Chris Froome extended his lead in the Tour de France on Thursday, but only after initially thinking he had lost the yellow jersey in chaotic scenes.

We’ve unpicked the reasons behind Froome’s unscheduled run on Mont Ventoux, and the broader issues of rider and fan safety in cycling.

Why was Chris Froome running on foot in what is supposed to be a bike race?

Froome was trying to extend his advantage in the yellow jersey when he attacked alongside former team-mate Richie Porte and Dutchman Bauke Mollema late on the stage up Mont Ventoux, but with huge crowds on the roadside the trio crashed when a television motorbike was forced to stop in their path. Froome’s bike was broken in the incident, and with the support cars struggling to get through to him, he set off up the hill on foot before help could get through.

Have fans got in the way before?

The sight of the yellow jersey rider clambering up a mountain on foot, an ungainly process for anyone on cycling shoes, is not something you see every day, but fans getting too close to the riders unfortunately is. This is the third major incident in this Tour alone. Briton Adam Yates, still Froome’s closest challenger in the general classification, crashed into the collapsing ‘flamme rouge’, which marks one kilometre to the finish, on stage eight. On that occasion, a spectator accidentally pulled out the cable which kept the banner inflated. Yates was awarded back his lost time by the race jury. Froome himself was fined by organisers after punching a fan who got too close on stage eight.

Are motorbikes a problem in cycling?

Motorbikes are a key part of the race. They provide the television pictures and photographs, and are also used by officials to keep riders informed of time gaps, and carry drinks and mechanical support.
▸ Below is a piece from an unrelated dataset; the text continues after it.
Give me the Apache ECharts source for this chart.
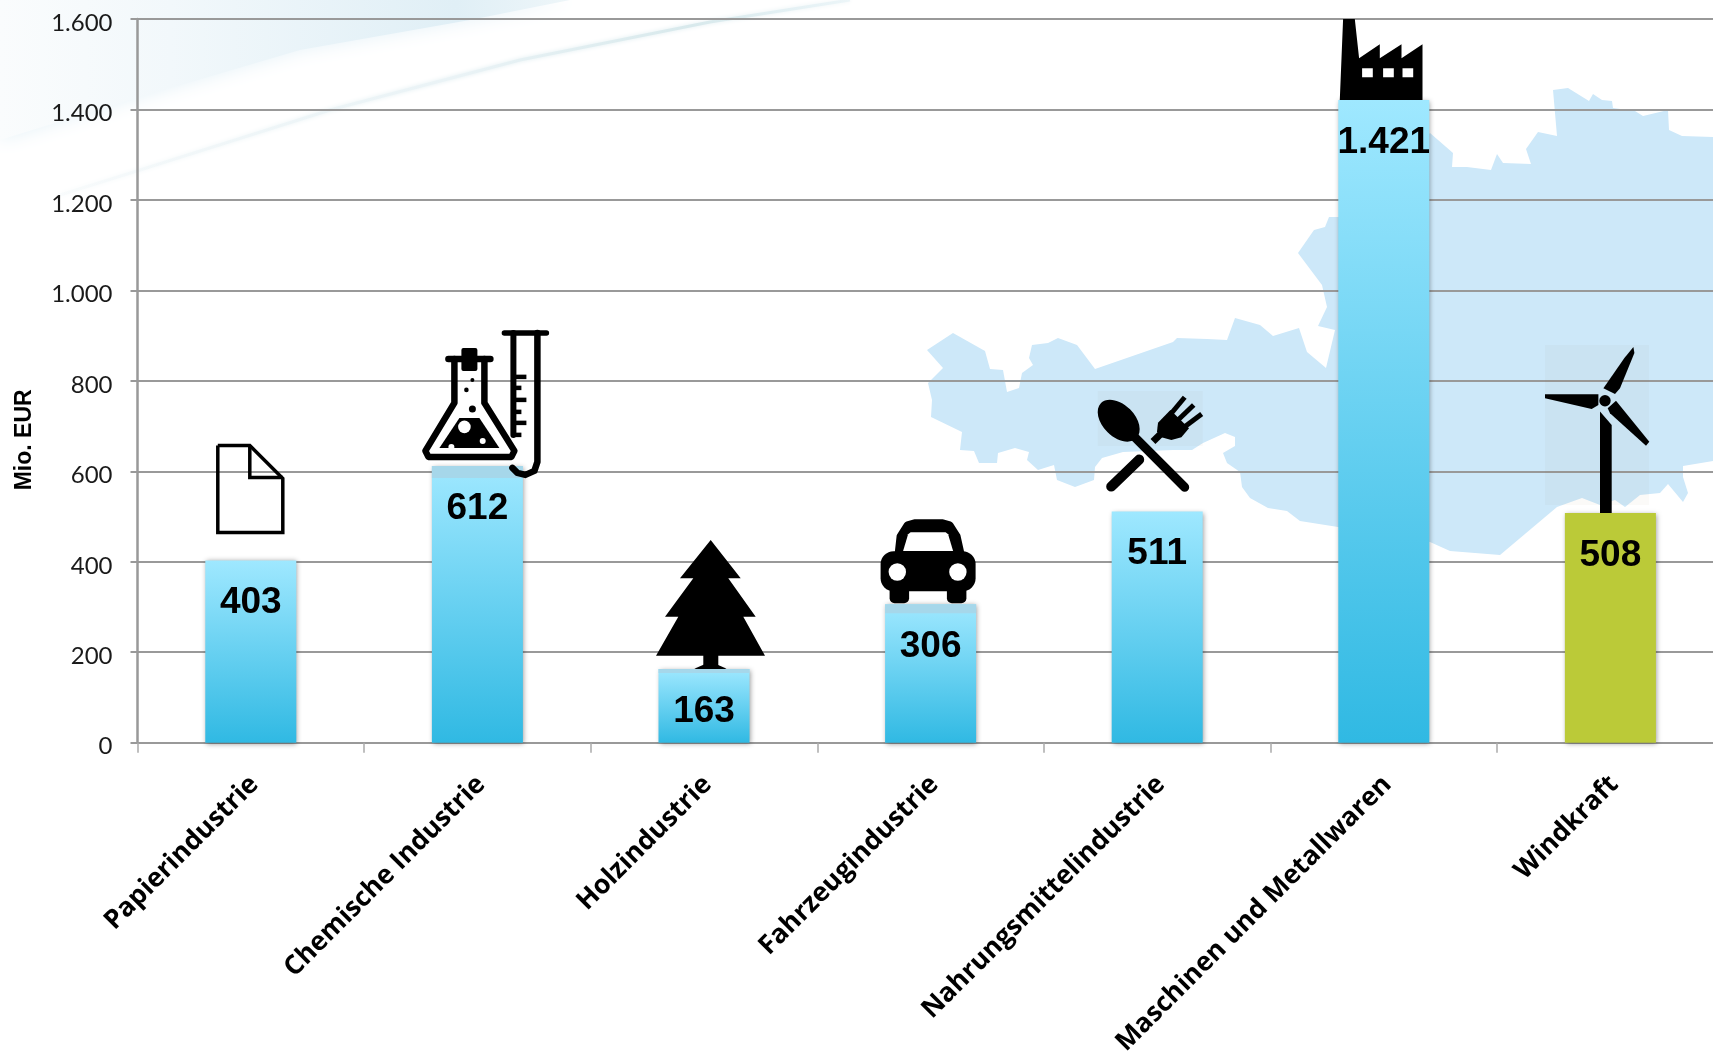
<!DOCTYPE html>
<html>
<head>
<meta charset="utf-8">
<style>html,body{margin:0;padding:0;background:#fff;overflow:hidden}#c{width:1713px;height:1053px}</style>
<script src="https://cdn.jsdelivr.net/npm/echarts@6/dist/echarts.min.js"></script>
</head>
<body>
<div id="c"></div>
<script>
const categories = ['Papierindustrie','Chemische Industrie','Holzindustrie','Fahrzeugindustrie','Nahrungsmittelindustrie','Maschinen und Metallwaren','Windkraft'];
const values = [403,612,163,306,511,1421,508];
const iconNames = ['paper','lab','tree','car','food','factory','wind'];
const axisName = 'Mio. EUR';

const fmt = v => String(v).replace(/\B(?=(\d{3})+$)/g,'.');
const K = '#000';
const poly = (points, extra={}) => ({type:'polygon',shape:{points},style:{fill:K,...extra}});
const line = (points, w, extra={}) => ({type:'polyline',shape:{points},style:{fill:null,stroke:K,lineWidth:w,lineCap:'round',lineJoin:'round',...extra}});
const circ = (cx,cy,r,fill=K) => ({type:'circle',shape:{cx,cy,r},style:{fill}});
const rect = (x,y,width,height,fill=K,r=0) => ({type:'rect',shape:{x,y,width,height,r},style:{fill}});
const strip = h => rect(-45.5,0,91,h,'#a6d7ea');
const veil = 'rgba(150,120,60,0.035)';

const icons = {
  paper: [
    line([[-33,-115],[-1,-115],[32,-82],[32,-28],[-33,-28],[-33,-115]],3.5,{lineCap:'butt',lineJoin:'miter'}),
    line([[-1,-115],[-1,-83],[32,-83]],3.5,{lineCap:'butt',lineJoin:'miter'})
  ],
  lab: [
    strip(12),
    line([[-23,-107],[-23,-63],[-52,-15],[-49,-9],[34,-9],[37,-15],[7,-63],[7,-107]],6.5),
    line([[-29,-107],[13,-107]],6.5),
    rect(-16,-118,16,23,K,2),
    poly([[-18,-48],[2,-48],[22,-18],[-38,-18]]),
    circ(-13,-39,6.3,'#fff'), circ(5.3,-25,3,'#fff'), circ(-26,-19,3,'#fff'),
    circ(-5,-57,3.5), circ(-11,-76,2.3), circ(-5,-86,2),
    line([[27,-133],[69,-133]],5.5),
    line([[36,-133],[36,-31]],6),
    line([[60,-133],[60,-4],[57,5],[48,9],[40,7],[35,2]],6.5),
    line([[38,-89],[49,-89]],4.5,{lineCap:'butt'}),
    line([[38,-78],[44,-78]],4.5,{lineCap:'butt'}),
    line([[38,-66],[49,-66]],4.5,{lineCap:'butt'}),
    line([[38,-54],[44,-54]],4.5,{lineCap:'butt'}),
    line([[38,-43],[49,-43]],4.5,{lineCap:'butt'}),
    line([[38,-31],[44,-31]],4.5,{lineCap:'butt'})
  ],
  tree: [
    poly([[6.7,-129],[36.7,-90.7],[24.3,-90.7],[51.7,-52.3],[39.3,-52.3],[61,-13.3],[-48,-13.3],[-25.7,-52.3],[-39,-52.3],[-10.7,-90.7],[-24,-90.7]]),
    rect(-0.7,-14,15,12),
    poly([[-15.7,3.7],[-8,-1],[0,-4.5],[13,-4.5],[21,-1],[27.7,3.7]]),
    strip(4)
  ],
  car: [
    strip(9),
    poly([[-32,-50],[-30,-68],[-23,-79],[-16,-81],[12,-81],[19,-79],[26,-68],[30,-50]],{stroke:K,lineWidth:8,lineJoin:'round'}),
    rect(-50,-53,95,40,K,13),
    rect(-41,-22,19.5,21,K,5),
    rect(16.3,-22,19.5,21,K,5),
    poly([[-27.5,-53.3],[-22.5,-70],[-20,-72],[15,-72],[17.5,-70],[22.5,-53.3]],{fill:'#fff'}),
    circ(-33.3,-32.3,8.7,'#fff'),
    circ(27.3,-32.3,8.7,'#fff')
  ],
  food: [
    rect(-59.5,-120.6,105,55,veil),
    {type:'ellipse',x:-38.5,y:-90.9,rotation:-Math.PI/4,shape:{cx:0,cy:0,rx:25,ry:16},style:{fill:K}},
    line([[-22,-74],[27.5,-24.3]],9),
    line([[-18,-52],[-46,-25]],10),
    line([[14.2,-98.3],[27.5,-114.3]],5,{lineCap:'butt'}),
    line([[20.8,-91.6],[36.5,-106.6]],5,{lineCap:'butt'}),
    line([[27.5,-84.9],[44.5,-97.6]],5,{lineCap:'butt'}),
    poly([[0.8,-88.9],[13.2,-101.6],[31.8,-83.3],[24.2,-74.3],[14.2,-71.6],[4.2,-74.3],[-0.2,-80]]),
    line([[-4.2,-70],[4,-78]],7,{lineCap:'butt'})
  ],
  factory: [
    poly([[-44,0],[-40.7,-81],[-29,-81],[-24.7,-41.7],[-4,-55.7],[-4,-41.7],[17.7,-55.7],[17.7,-41.7],[38.7,-55.7],[38.7,0]]),
    rect(-21.7,-31.7,10.7,9,'#fff'),
    rect(-0.7,-31.7,10.7,9,'#fff'),
    rect(18.7,-31.7,10.7,9,'#fff')
  ],
  wind: [
    rect(-65.4,-168,104,160,veil),
    circ(-5.4,-112.2,5.7),
    poly([[-10.4,0],[-10.4,-101.5],[1.3,-88],[1.3,0]]),
    poly([[-65.4,-118.6],[-65.4,-114.6],[-18.7,-103.9],[-12,-107.9],[-12,-118.6]]),
    poly([[5.6,-112.2],[38.9,-71.2],[35.6,-67.2],[-0.4,-99.6],[-2.7,-104.6]]),
    poly([[-7,-124.6],[4.6,-118.9],[9.6,-124.6],[24,-160],[23,-166],[14,-155]])
  ]
};

// decorative backdrop
const mapOutline = [[927,350],[953,333],[985,351],[990,369],[1003,370],[1007,392],[1019,388],[1022,373],[1033,365],[1029,358],[1032,345],[1048,343],[1058,338],[1077,345],[1095,369],[1173,342],[1177,338],[1207,339],[1227,340],[1235,318],[1260,325],[1273,336],[1299,328],[1307,352],[1326,368],[1335,330],[1318,326],[1327,307],[1322,285],[1298,253],[1314,230],[1325,227],[1329,217],[1345,217],[1430,133],[1453,153],[1452,167],[1467,167],[1491,170],[1497,154],[1503,163],[1531,164],[1526,149],[1538,132],[1557,136],[1553,90],[1568,88],[1589,101],[1593,94],[1602,100],[1612,101],[1613,108],[1635,111],[1643,116],[1668,110],[1669,130],[1682,136],[1713,137],[1713,461],[1683,466],[1683,477],[1688,493],[1683,502],[1668,484],[1660,493],[1640,495],[1625,507],[1615,500],[1600,505],[1582,498],[1557,507],[1500,555],[1450,551],[1430,542],[1338,527],[1300,521],[1287,511],[1268,508],[1250,498],[1242,487],[1240,472],[1227,463],[1223,453],[1235,446],[1235,437],[1225,433],[1203,443],[1192,450],[1173,450],[1123,452],[1102,458],[1095,467],[1094,480],[1075,487],[1057,480],[1054,465],[1038,470],[1027,460],[1029,452],[1015,448],[998,453],[997,463],[979,463],[974,451],[960,450],[962,432],[931,417],[932,400],[928,383],[943,368]];
const swooshOutline = [[0,0],[570,0],[470,20],[300,50],[130,100],[0,140]];
const streakLine = [[60,195],[140,170],[330,110],[520,60],[710,22],[850,0]];

const chart = echarts.init(document.getElementById('c'),null,{renderer:'canvas'});
chart.setOption({
  animation:false,
  backgroundColor:'#fff',
  graphic:{elements:[
    {type:'polygon',z:-20,silent:true,shape:{points:swooshOutline},
     style:{shadowBlur:18,shadowColor:'rgba(228,241,247,0.9)',fill:new echarts.graphic.LinearGradient(0,0,1,0,[{offset:0,color:'#fafcfd'},{offset:0.3,color:'#f2f8fb'},{offset:0.8,color:'#e0eff6'},{offset:1,color:'#eef6f9'}])}},
    {type:'polyline',z:-19,silent:true,shape:{points:streakLine},
     style:{fill:null,lineWidth:3,shadowBlur:4,shadowColor:'rgba(210,230,235,0.7)',stroke:new echarts.graphic.LinearGradient(0,0,1,0,[{offset:0,color:'rgba(235,243,246,0.2)'},{offset:0.5,color:'#eaf3f6'},{offset:0.8,color:'#d8e9ec'},{offset:1,color:'rgba(225,240,245,0.5)'}])}},
    {type:'polygon',z:-18,silent:true,shape:{points:mapOutline},style:{fill:'#cde8f9'}}
  ]},
  grid:{left:137.5,top:19,width:1586.2,height:723.7,containLabel:false,outerBoundsMode:'none'},
  xAxis:{type:'category',data:categories,
    axisLine:{lineStyle:{color:'#999',width:2}},
    axisTick:{show:true,length:10,lineStyle:{color:'#aaa',width:1.5}},
    axisLabel:{interval:0,rotate:45,margin:34,verticalAlign:'top',lineHeight:10,color:'#000',fontFamily:'"Open Sans"',fontWeight:'bold',fontSize:26.5}},
  yAxis:{type:'value',min:0,max:1600,interval:200,
    name:axisName,nameLocation:'middle',nameGap:101,nameRotate:90,
    nameTextStyle:{color:'#000',fontFamily:'"Liberation Sans"',fontWeight:'bold',fontSize:23,padding:[0,118,0,0]},
    axisLine:{show:true,lineStyle:{color:'#999',width:2.5}},
    axisTick:{show:true,length:7,lineStyle:{color:'#999',width:2}},
    splitLine:{lineStyle:{color:'#999',width:2}},
    axisLabel:{margin:25,color:'#1a1a1a',fontFamily:'Lato',fontSize:24,verticalAlign:'top',lineHeight:8,formatter:fmt}},
  series:[
    {type:'bar',data:values.map((v,i)=>({value:v,itemStyle:i===6?{color:'#bbca38'}:{}})),
     barWidth:91,
     itemStyle:{
       color:new echarts.graphic.LinearGradient(0,0,0,1,[{offset:0,color:'#9fe8ff'},{offset:1,color:'#30b9e3'}]),
       shadowBlur:5,shadowOffsetX:1,shadowOffsetY:1,shadowColor:'rgba(0,0,0,0.4)'},
     label:{show:true,position:'insideTop',distance:24,color:'#000',fontFamily:'"Liberation Sans"',fontWeight:'bold',fontSize:37,formatter:p=>fmt(p.value)}},
    {type:'custom',z:4,clip:false,silent:true,
     data:values.map((v,i)=>[i,v]),
     encode:{x:0,y:1},
     renderItem:(params,api)=>{
       const c = api.coord([api.value(0),api.value(1)]);
       return {type:'group',x:c[0],y:c[1],children:icons[iconNames[params.dataIndex]]};
     }}
  ]
});
</script>
</body>
</html>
However, the huge number of bikes out on the roads is an increasing concern after a number of crashes recently. In March, Belgian cyclist Antoine Demoitie died after a collision with a motorbike during Gent-Wevelgem, and Lotto-Soudal’s Stig Broeckx remains in a coma after being hit by a motorbike in May. Thursday’s stage winner, Thomas De Gendt, dedicated his victory to team-mate Broeckx.
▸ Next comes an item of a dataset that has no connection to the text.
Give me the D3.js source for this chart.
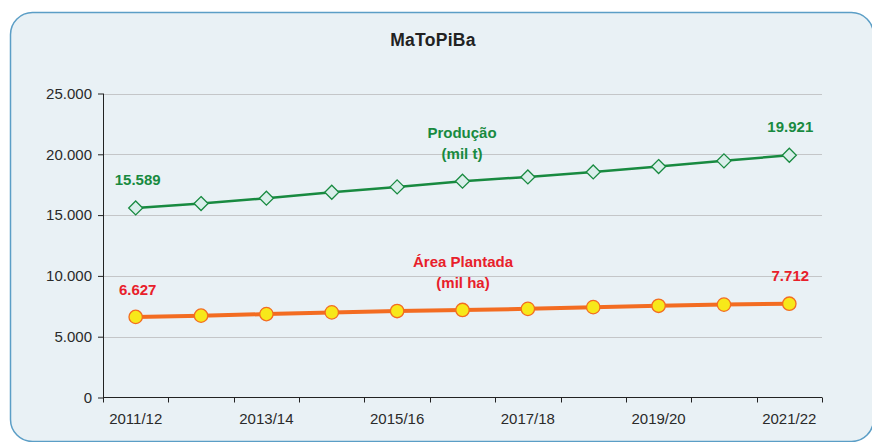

Were there any unusual circumstances on Thursday?

Gale-force winds at the summit of Mont Ventoux forced organisers to take the decision on Wednesday evening to shorten the stage by six kilometres and finish the race in the shelter of the forest. But that saw the huge Bastille Day crowds compacted into a smaller section of road. Perhaps due to the late switch, there were also far fewer barriers in the final kilometres of the stage – exactly where the crash happened.

What can be done about it?

The fact that fans can get so close to the action is one of cycling’s main attractions, and many of the sport’s most famous images celebrate the amazing scenes which can unfold on the mountainsides where huge crowds gather. However, there is a line that needs to be drawn and organisers of many major races, including the Tour, run frequent campaigns imploring fans to respect the race and the riders. If that does not deliver results, fans may find they no longer have the freedom on the roads they currently enjoy.